18. How can I contact the Traffic Advisory, and what kind of information can I request?

Our Traffic Advisory can be contacted at +36 1 336 2400 and www.utinform.hu, where you can get information on incidents; congestion; road repairs; construction and completion of new roads; junctions; cycling routes; bypass routes; weight and speed restrictions; weather-related obstacles; truck restrictions and ferry timetables; or any event occurring on our public roads.

19. What is the function of hard shoulders / emergency (stopping) lanes?

The part of the road pavement known as the emergency (stopping) lane is there to assist operation and rescue duties, but is also a lane for vehicles suffering technical breakdown, where they can wait for assistance without causing any major disorder to the flow of traffic.

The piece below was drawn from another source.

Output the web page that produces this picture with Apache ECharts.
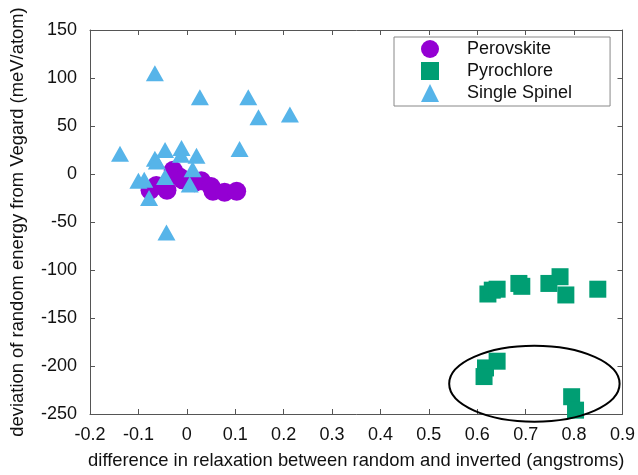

20. What should I be aware of when I am forced to use the emergency (stopping) lane due to a technical breakdown?

In a technical breakdown situation, you should pull over as far as possible to the right edge of the emergency lane. It is important that the person dealing with the defective vehicle should not cross the border into the traffic lane, and they should stay as far as possible from it. Regardless of the duration of the stoppage, the hazard lights of the vehicle should be switched on and the vehicle breakdown triangle should be placed (~25 meters) behind the vehicle to make it visible to approaching vehicles. Nobody should stay on the motorway without a high visibility vest, and passengers should get out of the vehicle and stay at a safe spot behind the guardrail.

21. Why I am not allowed to use the emergency lane during traffic congestion due to accidents?

When accidents or congestion occurs, it is important to ensure that rescue vehicles (ambulance, firefighters, police, road operator etc.) can get to the scene of the disturbance as quickly as possible without any obstacles, so normal traffic flow can be restored as soon as possible. Trying to escape the traffic by using the emergency (stopping) lanes, turning, or driving backward to gain a few minutes is extremely risky behavior which goes against the rules of the traffic code. Emergency (stopping) lanes can be used only when the police diverts traffic to these lanes in the immediate proximity of the accident scene.

22. Where can I find information on the range of public roads which can be used by bicycle?

The road network operated by Hungarian Public Roads can be used by cyclists in accordance with the rules of the traffic code.

We also recommend you browse the website of kenyi.hu (bicycle road register) which provides information on potential cycling routes offered by primary and secondary roads assisted by a so called “Google based” map.